Mais le grand perdant du jour est sans aucun doute l'Espagnol Iban Mayo (Euskaltel), vainqueur à l'Alpe d'Huez et troisième au général avant le chrono, à 1:02 minute. Le jeune grimpeur basque s'est effondré vendredi et a terminé 12e de l'étape, à 5:03 minutes. Avant une traversée des Pyrénées qui s'annonce très périlleuse, Armstrong s'en réjouira.

L'Américain, qui souhaite rejoindre cette année sur les tablettes de la Grande Boucle Jacques Anquetil, Eddy Merckx, Bernard Hinault et Miguel Indurain, a affirmé qu'il avait beaucoup souffert vendredi.

"Je ne sais pas ce qui s'est passé, c'était peut-être trop dur pour moi, a-t-il raconté. Ce matin, je me sentais bien, mais plus pendant la course.

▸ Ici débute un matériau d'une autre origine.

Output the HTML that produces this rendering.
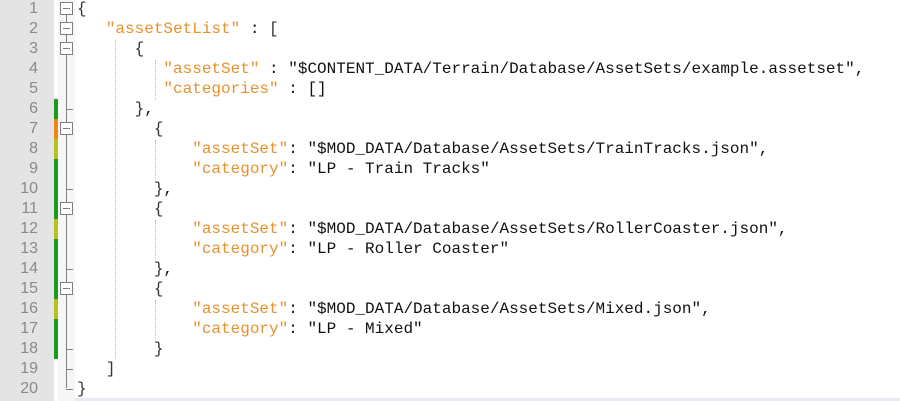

Entre le deuxième temps intermédiaire et la dernière bosse j'avais vraiment très soif et j'avais l'impression de reculer. J'aurais peut-être dû boire plus avant de partir."

En écartant ses rivaux Espagnols (Zubeldia et Mayo sont à 4:29 minutes au général, Francisco Mancebo à 5:01) et en récupérant Ullrich à la place, Armstrong a probablement perdu au change. Avec Vinokourov et l'Allemand sur ses talons, il ne pourra se permettre la moindre erreur dans les Pyrénées. D'autant qu'un deuxième contre-la-montre sera au programme avant l'arrivée à Paris. Et vendredi, Ullrich a clairement démontré sa supériorité dans la spécialité.

"Jan a connu une super journée, et Vinokourov reste à 34 secondes, a conclu l'ancien triathlète. Je ne pense pas que dans les Pyrénées ce sera à moi d'attaquer. Si les autres attaquent, alors je les suivrai. Ou du moins j'essaierai."